Unalarmed by the lump, the pediatrician — in what at the time seemed like an overabundance of caution — referred the family to Children’s Hospital radiology for scans of his head.
The Cooks were unprepared and stunned by what they learned next. Ushered into a private room, they were told a tumor consumed a third of the volume of Cooper’s head.
“I remember they said his head lit up like a Christmas tree on all the scans,” said Cook. “The tumor was in a tricky spot between the facial nerves.”
Later pathology reports confirmed the diagnosis of infantile fibrosarcoma — a very rare type of cancer that forms in connective tissue and typically occurs in infants younger than age 1. It is especially rare to find it in the head and neck. The tumor can be large and fast growing, but rarely spreads.
James Netterville, MD, Mark C. Smith Professor of Otolaryngology/ Head and Neck Surgery and director of Head and Neck Oncologic Surgery, performed the complicated surgery to remove the tumor, which was intertwined with intricate facial nerves and muscle in Cooper’s head.
Six months later, he removed all remaining cancerous areas found on follow-up scans.
“During all this, Rod and I had discussions about ‘why us’ like everyone does.
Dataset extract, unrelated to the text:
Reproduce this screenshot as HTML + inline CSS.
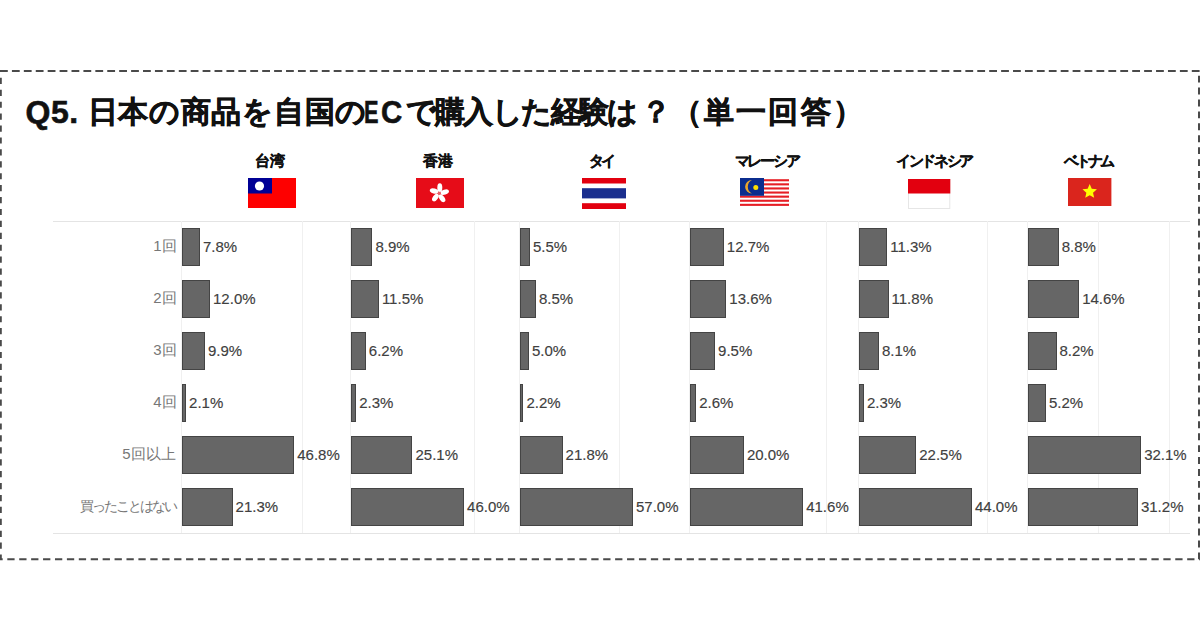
<!DOCTYPE html>
<html><head><meta charset="utf-8"><style>
html,body{margin:0;padding:0;background:#fff;}
body{width:1200px;height:630px;position:relative;overflow:hidden;font-family:"Liberation Sans",sans-serif;}
.a{position:absolute;}
.title{left:27px;top:92px;font-size:30px;font-weight:bold;color:#111;-webkit-text-stroke:0.6px #111;white-space:nowrap;line-height:40px;}
.cn{top:151px;font-size:15px;font-weight:bold;color:#111;-webkit-text-stroke:0.3px #111;white-space:nowrap;line-height:20px;text-align:center;width:120px;margin-left:-60px;}
.gl{background:#f0f0f0;}
.hl{background:#e4e4e4;}
.bar{background:#666;box-sizing:border-box;border:1px solid #444;}
.rl{font-size:14px;color:#777;white-space:nowrap;line-height:20px;text-align:right;width:160px;}
.vl{font-size:15px;color:#404040;-webkit-text-stroke:0.15px #404040;white-space:nowrap;line-height:20px;}
</style></head><body>

<svg class="a" style="left:0;top:0" width="1200" height="630"><g stroke="#4a4a4a" stroke-width="2" fill="none"><line x1="0" y1="71" x2="1200" y2="71" stroke-dasharray="7.8 4.118"/><line x1="0" y1="559.2" x2="1200" y2="559.2" stroke-dasharray="7.3 4.618" stroke-dashoffset="-7.3"/><line x1="0.8" y1="71" x2="0.8" y2="560" stroke-dasharray="6.2 5.718" stroke-dashoffset="-6.8"/><line x1="1199" y1="71" x2="1199" y2="560" stroke-dasharray="6.9 5.018" stroke-dashoffset="-4.7"/></g></svg>
<div class="a title" style="left:25.5px;top:91.5px;font-size:32px;letter-spacing:0.5px">Q5.</div>
<div class="a title" style="left:87.5px;top:91.5px;font-size:30px;letter-spacing:0.73px">日本の商品を自国の</div>
<div class="a title" style="left:405.5px;top:91.5px;font-size:30px;letter-spacing:-1.6px">で購入した経験は</div>
<div class="a title" style="left:640.5px;top:91.5px;font-size:30px;letter-spacing:0px">？</div>
<div class="a title" style="left:672px;top:91.5px;font-size:30px;letter-spacing:2.15px">（単一回答）</div>
<div class="a title" style="left:364px;top:91.5px;font-size:32px;transform:scaleX(0.68);transform-origin:0 0">E</div>
<div class="a title" style="left:380.5px;top:91.5px;font-size:32px;transform:scaleX(0.92);transform-origin:0 0">C</div>
<div class="a hl" style="left:53px;top:220.5px;width:1137px;height:1px"></div>
<div class="a hl" style="left:53px;top:532.5px;width:1137px;height:1px"></div>
<div class="a cn" style="left:270.0px;letter-spacing:0px">台湾</div>
<div class="a" style="left:248px;top:178px;width:48px;height:30px;line-height:0"><svg width="48" height="30" viewBox="0 0 48 30"><rect width="48" height="30" fill="#fe0000"/><rect width="24" height="15.5" fill="#000095"/><circle cx="11.5" cy="8" r="4.6" fill="#fff"/></svg></div>
<div class="a gl" style="left:180.50px;top:220.5px;width:1px;height:312.0px"></div>
<div class="a gl" style="left:301.50px;top:220.5px;width:1px;height:312.0px"></div>
<div class="a bar" style="left:181.70px;top:228.20px;width:18.18px;height:37.5px"></div>
<div class="a vl" style="left:202.88px;top:236.95px">7.8%</div>
<div class="a bar" style="left:181.70px;top:280.24px;width:28.34px;height:37.5px"></div>
<div class="a vl" style="left:213.04px;top:288.99px">12.0%</div>
<div class="a bar" style="left:181.70px;top:332.28px;width:23.26px;height:37.5px"></div>
<div class="a vl" style="left:207.96px;top:341.03px">9.9%</div>
<div class="a bar" style="left:181.70px;top:384.32px;width:4.38px;height:37.5px"></div>
<div class="a vl" style="left:189.08px;top:393.07px">2.1%</div>
<div class="a bar" style="left:181.70px;top:436.36px;width:112.56px;height:37.5px"></div>
<div class="a vl" style="left:297.26px;top:445.11px">46.8%</div>
<div class="a bar" style="left:181.70px;top:488.40px;width:50.85px;height:37.5px"></div>
<div class="a vl" style="left:235.55px;top:497.15px">21.3%</div>
<div class="a cn" style="left:437.5px;letter-spacing:0px">香港</div>
<div class="a" style="left:415.5px;top:178px;width:48px;height:30px;line-height:0"><svg width="48" height="30" viewBox="0 0 48 30"><rect width="48" height="30" fill="#e60c18"/><g transform="translate(23.2,15.3)" fill="#fff"><ellipse cx="0.6" cy="-5.6" rx="2.5" ry="4.4" transform="rotate(0)"/><ellipse cx="0.6" cy="-5.6" rx="2.5" ry="4.4" transform="rotate(72)"/><ellipse cx="0.6" cy="-5.6" rx="2.5" ry="4.4" transform="rotate(144)"/><ellipse cx="0.6" cy="-5.6" rx="2.5" ry="4.4" transform="rotate(216)"/><ellipse cx="0.6" cy="-5.6" rx="2.5" ry="4.4" transform="rotate(288)"/><circle r="1.5" fill="#e8606a"/></g></svg></div>
<div class="a gl" style="left:350.00px;top:220.5px;width:1px;height:312.0px"></div>
<div class="a gl" style="left:473.50px;top:220.5px;width:1px;height:312.0px"></div>
<div class="a bar" style="left:351.20px;top:228.20px;width:21.28px;height:37.5px"></div>
<div class="a vl" style="left:375.48px;top:236.95px">8.9%</div>
<div class="a bar" style="left:351.20px;top:280.24px;width:27.70px;height:37.5px"></div>
<div class="a vl" style="left:381.90px;top:288.99px">11.5%</div>
<div class="a bar" style="left:351.20px;top:332.28px;width:14.61px;height:37.5px"></div>
<div class="a vl" style="left:368.81px;top:341.03px">6.2%</div>
<div class="a bar" style="left:351.20px;top:384.32px;width:4.98px;height:37.5px"></div>
<div class="a vl" style="left:359.18px;top:393.07px">2.3%</div>
<div class="a bar" style="left:351.20px;top:436.36px;width:61.30px;height:37.5px"></div>
<div class="a vl" style="left:415.50px;top:445.11px">25.1%</div>
<div class="a bar" style="left:351.20px;top:488.40px;width:112.92px;height:37.5px"></div>
<div class="a vl" style="left:467.12px;top:497.15px">46.0%</div>
<div class="a cn" style="left:600.5px;letter-spacing:-3px">タイ</div>
<div class="a" style="left:581.5px;top:178px;width:44.5px;height:31px;line-height:0"><svg width="44.5" height="31" viewBox="0 0 44.5 31"><rect width="44.5" height="31" fill="#fff"/><rect y="0" width="44.5" height="5.5" fill="#e2000f"/><rect y="10.2" width="44.5" height="10.2" fill="#1b2f8e"/><rect y="25.2" width="44.5" height="5.8" fill="#e2000f"/></svg></div>
<div class="a gl" style="left:518.50px;top:220.5px;width:1px;height:312.0px"></div>
<div class="a gl" style="left:618.50px;top:220.5px;width:1px;height:312.0px"></div>
<div class="a bar" style="left:519.70px;top:228.20px;width:10.30px;height:37.5px"></div>
<div class="a vl" style="left:533.00px;top:236.95px">5.5%</div>
<div class="a bar" style="left:519.70px;top:280.24px;width:16.30px;height:37.5px"></div>
<div class="a vl" style="left:539.00px;top:288.99px">8.5%</div>
<div class="a bar" style="left:519.70px;top:332.28px;width:9.30px;height:37.5px"></div>
<div class="a vl" style="left:532.00px;top:341.03px">5.0%</div>
<div class="a bar" style="left:519.70px;top:384.32px;width:3.70px;height:37.5px"></div>
<div class="a vl" style="left:526.40px;top:393.07px">2.2%</div>
<div class="a bar" style="left:519.70px;top:436.36px;width:42.90px;height:37.5px"></div>
<div class="a vl" style="left:565.60px;top:445.11px">21.8%</div>
<div class="a bar" style="left:519.70px;top:488.40px;width:113.30px;height:37.5px"></div>
<div class="a vl" style="left:636.00px;top:497.15px">57.0%</div>
<div class="a cn" style="left:766.375px;letter-spacing:-2.25px">マレーシア</div>
<div class="a" style="left:740.2px;top:178px;width:49.1px;height:28.3px;line-height:0"><svg width="49.1" height="28.3" viewBox="0 0 49.1 28.3"><rect width="49.1" height="28.3" fill="#fff"/><rect y="1.20" width="49.1" height="2.1" fill="#e61e25"/><rect y="5.30" width="49.1" height="2.1" fill="#e61e25"/><rect y="9.40" width="49.1" height="2.1" fill="#e61e25"/><rect y="13.50" width="49.1" height="2.1" fill="#e61e25"/><rect y="17.60" width="49.1" height="2.1" fill="#e61e25"/><rect y="21.70" width="49.1" height="2.1" fill="#e61e25"/><rect y="25.80" width="49.1" height="2.1" fill="#e61e25"/><rect width="24" height="17.8" fill="#0b2d8e"/><path d="M11.9 2.0 A6.8 6.8 0 0 0 11.9 15.6 A7.69 7.69 0 0 1 11.9 2.0Z" fill="#eba52a"/><circle cx="15.8" cy="9.6" r="2.5" fill="#ffe000"/></svg></div>
<div class="a gl" style="left:688.50px;top:220.5px;width:1px;height:312.0px"></div>
<div class="a gl" style="left:825.75px;top:220.5px;width:1px;height:312.0px"></div>
<div class="a bar" style="left:689.70px;top:228.20px;width:34.16px;height:37.5px"></div>
<div class="a vl" style="left:726.86px;top:236.95px">12.7%</div>
<div class="a bar" style="left:689.70px;top:280.24px;width:36.63px;height:37.5px"></div>
<div class="a vl" style="left:729.33px;top:288.99px">13.6%</div>
<div class="a bar" style="left:689.70px;top:332.28px;width:25.38px;height:37.5px"></div>
<div class="a vl" style="left:718.08px;top:341.03px">9.5%</div>
<div class="a bar" style="left:689.70px;top:384.32px;width:6.44px;height:37.5px"></div>
<div class="a vl" style="left:699.14px;top:393.07px">2.6%</div>
<div class="a bar" style="left:689.70px;top:436.36px;width:54.20px;height:37.5px"></div>
<div class="a vl" style="left:746.90px;top:445.11px">20.0%</div>
<div class="a bar" style="left:689.70px;top:488.40px;width:113.49px;height:37.5px"></div>
<div class="a vl" style="left:806.19px;top:497.15px">41.6%</div>
<div class="a cn" style="left:934.1px;letter-spacing:-2.3px">インドネシア</div>
<div class="a" style="left:908.3px;top:179px;width:42.3px;height:30px;line-height:0"><svg width="42.3" height="30" viewBox="0 0 42.3 30"><rect x="0.5" y="0.5" width="41.3" height="29" fill="#fff" stroke="#e6e6e6" stroke-width="1"/><rect width="42.3" height="14.5" fill="#e2000f"/></svg></div>
<div class="a gl" style="left:857.50px;top:220.5px;width:1px;height:312.0px"></div>
<div class="a gl" style="left:987.00px;top:220.5px;width:1px;height:312.0px"></div>
<div class="a bar" style="left:858.70px;top:228.20px;width:28.57px;height:37.5px"></div>
<div class="a vl" style="left:890.27px;top:236.95px">11.3%</div>
<div class="a bar" style="left:858.70px;top:280.24px;width:29.86px;height:37.5px"></div>
<div class="a vl" style="left:891.56px;top:288.99px">11.8%</div>
<div class="a bar" style="left:858.70px;top:332.28px;width:20.28px;height:37.5px"></div>
<div class="a vl" style="left:881.98px;top:341.03px">8.1%</div>
<div class="a bar" style="left:858.70px;top:384.32px;width:5.26px;height:37.5px"></div>
<div class="a vl" style="left:866.96px;top:393.07px">2.3%</div>
<div class="a bar" style="left:858.70px;top:436.36px;width:57.57px;height:37.5px"></div>
<div class="a vl" style="left:919.27px;top:445.11px">22.5%</div>
<div class="a bar" style="left:858.70px;top:488.40px;width:113.26px;height:37.5px"></div>
<div class="a vl" style="left:974.96px;top:497.15px">44.0%</div>
<div class="a cn" style="left:1088.3px;letter-spacing:-2.8px">ベトナム</div>
<div class="a" style="left:1068.3px;top:178px;width:43.4px;height:28px;line-height:0"><svg width="43.4" height="28" viewBox="0 0 43.4 28"><rect width="43.4" height="28" fill="#da251d"/><polygon points="21.70,6.10 23.76,10.87 28.93,11.35 25.03,14.78 26.17,19.85 21.70,17.20 17.23,19.85 18.37,14.78 14.47,11.35 19.64,10.87" fill="#ffff00"/></svg></div>
<div class="a gl" style="left:1027.00px;top:220.5px;width:1px;height:312.0px"></div>
<div class="a gl" style="left:1097.80px;top:220.5px;width:1px;height:312.0px"></div>
<div class="a gl" style="left:1168.60px;top:220.5px;width:1px;height:312.0px"></div>
<div class="a bar" style="left:1028.20px;top:228.20px;width:30.45px;height:37.5px"></div>
<div class="a vl" style="left:1061.65px;top:236.95px">8.8%</div>
<div class="a bar" style="left:1028.20px;top:280.24px;width:50.98px;height:37.5px"></div>
<div class="a vl" style="left:1082.18px;top:288.99px">14.6%</div>
<div class="a bar" style="left:1028.20px;top:332.28px;width:28.33px;height:37.5px"></div>
<div class="a vl" style="left:1059.53px;top:341.03px">8.2%</div>
<div class="a bar" style="left:1028.20px;top:384.32px;width:17.71px;height:37.5px"></div>
<div class="a vl" style="left:1048.91px;top:393.07px">5.2%</div>
<div class="a bar" style="left:1028.20px;top:436.36px;width:112.93px;height:37.5px"></div>
<div class="a vl" style="left:1144.13px;top:445.11px">32.1%</div>
<div class="a bar" style="left:1028.20px;top:488.40px;width:109.75px;height:37.5px"></div>
<div class="a vl" style="left:1140.95px;top:497.15px">31.2%</div>
<div class="a rl" style="right:1022.20px;top:235.95px;font-size:15px;letter-spacing:0.6px">1回</div>
<div class="a rl" style="right:1022.20px;top:287.99px;font-size:15px;letter-spacing:0.6px">2回</div>
<div class="a rl" style="right:1022.20px;top:340.03px;font-size:15px;letter-spacing:0.6px">3回</div>
<div class="a rl" style="right:1022.20px;top:392.07px;font-size:15px;letter-spacing:0.6px">4回</div>
<div class="a rl" style="right:1023.30px;top:444.11px;font-size:15px;letter-spacing:0.3px">5回以上</div>
<div class="a rl" style="right:1024.00px;top:496.15px;font-size:14px;letter-spacing:-2px">買ったことはない</div>
</body></html>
God has a reason for everything. There was a reason Cooper went through this,” Cook said. “We chose to take hard circumstances and make the most of it and do something for other families who have a different story or have a different outcome.”
That’s when they founded Cooper Trooper Foundation in 2009.
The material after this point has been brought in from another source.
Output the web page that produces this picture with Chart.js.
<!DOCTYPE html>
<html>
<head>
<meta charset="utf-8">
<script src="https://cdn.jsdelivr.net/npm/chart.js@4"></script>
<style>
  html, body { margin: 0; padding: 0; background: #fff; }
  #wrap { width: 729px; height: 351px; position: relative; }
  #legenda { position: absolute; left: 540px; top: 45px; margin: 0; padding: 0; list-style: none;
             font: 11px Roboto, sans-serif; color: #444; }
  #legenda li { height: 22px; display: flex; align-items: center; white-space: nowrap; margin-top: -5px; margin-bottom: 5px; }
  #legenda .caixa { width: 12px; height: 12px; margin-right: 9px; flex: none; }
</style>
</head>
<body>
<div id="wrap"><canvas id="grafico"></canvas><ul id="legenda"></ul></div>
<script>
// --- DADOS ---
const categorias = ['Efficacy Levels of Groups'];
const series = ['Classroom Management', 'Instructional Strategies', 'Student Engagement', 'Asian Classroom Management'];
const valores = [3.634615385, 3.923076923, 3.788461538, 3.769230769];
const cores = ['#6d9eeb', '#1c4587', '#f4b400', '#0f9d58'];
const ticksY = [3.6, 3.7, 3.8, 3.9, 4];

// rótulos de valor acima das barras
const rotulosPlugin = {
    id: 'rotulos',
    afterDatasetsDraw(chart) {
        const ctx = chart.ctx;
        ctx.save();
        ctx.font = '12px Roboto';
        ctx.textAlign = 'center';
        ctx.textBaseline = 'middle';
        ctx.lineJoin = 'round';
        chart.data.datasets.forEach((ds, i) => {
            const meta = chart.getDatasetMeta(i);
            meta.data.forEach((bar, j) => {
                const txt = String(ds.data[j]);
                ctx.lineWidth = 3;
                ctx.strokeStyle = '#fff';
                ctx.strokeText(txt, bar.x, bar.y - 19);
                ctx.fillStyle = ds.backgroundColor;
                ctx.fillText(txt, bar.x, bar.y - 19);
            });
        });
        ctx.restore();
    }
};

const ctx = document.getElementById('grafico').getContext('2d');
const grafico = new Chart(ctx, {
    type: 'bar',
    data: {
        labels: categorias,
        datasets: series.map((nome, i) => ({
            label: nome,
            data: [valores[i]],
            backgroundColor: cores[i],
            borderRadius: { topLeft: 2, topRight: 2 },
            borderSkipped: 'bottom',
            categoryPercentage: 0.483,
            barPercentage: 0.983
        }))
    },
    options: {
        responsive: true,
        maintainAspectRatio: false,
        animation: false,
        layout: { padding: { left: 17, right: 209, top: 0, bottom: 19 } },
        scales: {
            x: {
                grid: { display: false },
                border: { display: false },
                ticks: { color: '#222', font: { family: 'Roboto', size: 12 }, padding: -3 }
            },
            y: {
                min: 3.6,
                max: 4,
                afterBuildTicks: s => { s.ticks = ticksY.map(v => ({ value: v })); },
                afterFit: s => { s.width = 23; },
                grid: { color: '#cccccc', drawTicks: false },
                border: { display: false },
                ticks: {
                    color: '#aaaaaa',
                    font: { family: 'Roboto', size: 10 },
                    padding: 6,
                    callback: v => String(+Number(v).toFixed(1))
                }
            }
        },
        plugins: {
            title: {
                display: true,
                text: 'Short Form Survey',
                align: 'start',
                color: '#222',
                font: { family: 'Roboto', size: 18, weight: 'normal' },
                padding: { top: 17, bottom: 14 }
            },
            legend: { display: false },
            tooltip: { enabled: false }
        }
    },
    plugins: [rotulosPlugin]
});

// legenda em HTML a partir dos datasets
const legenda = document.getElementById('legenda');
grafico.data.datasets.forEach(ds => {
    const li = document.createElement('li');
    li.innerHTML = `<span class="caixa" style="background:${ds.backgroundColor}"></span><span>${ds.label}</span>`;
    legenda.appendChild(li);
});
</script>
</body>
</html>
First, they set out to help siblings of children diagnosed with cancer by creating The Courage Kit, which provides a book and other special items such as a T-shirt, journal, and stuffed duck for the siblings.
They realized the need when their two other children, Carson, now 15, and Colby, now 12, went through Cooper’s illness. Siblings can feel left out of the process, and it was important to the Cooks to be sure their other children were included.
What started as Cook packaging and sending the kits from her home grew into a whole buzzing operation requiring they be packaged and sent from a fulfillment center. Cooper Trooper Pumpkin Patch then began as a fundraising effort for the foundation, and subsequently the Cooper Trooper Endowment for Cancer Research was funded at Children’s Hospital as the Cooks realized the need for more funding for research specific to childhood cancers.
The Pumpkin Patch started with the Cooks unloading pumpkins with a few friends and has grown into a large month-long operation with multiple trailer truck loads of pumpkins and requiring over 200 volunteers to unload. People from all over Middle Tennessee go there to buy their fall pumpkins.
Cooper, thankfully, never required chemotherapy. He had scans and follow-up appointments until he was 6 and was deemed cancer free after that point. He loves people, basketball, baseball and the video game Fortnight.
“He’s a healthy 10-year-old in fourth grade. You would not know by looking at him what he went through,” Cook said. “He has a slight scar, but you can’t see it unless you know to look for it. He had to have some speech therapy because of weakness in the facial nerves and muscle as a result of the surgeries.
“The reason we do this is because God blessed him with his health, and it’s our turn in the process to help other people,” she said.
As the Cooper Trooper Foundation grew, Missy Cook was hit with a tragedy about five years ago. Rod, whom she met, fell in love with and married while in graduate school in Alabama, died unexpectedly from sudden cardiac arrest.
Suddenly, she was thrust into being a single mother to three heartbroken boys. Despite the heartache of losing the love of her life, she felt compelled — for her boys and Rod — to continue the foundation.
“I have to believe God does have a plan and that for whatever reason this is my story, and I have to embrace that. Cooper Trooper gives us some excitement and joy to know we are helping others,” Cook said.
“Rod was so passionate about the foundation for years, that to continue on with that keeps a piece of him alive. I think he would be thrilled to know how much it has grown and how far it has come.”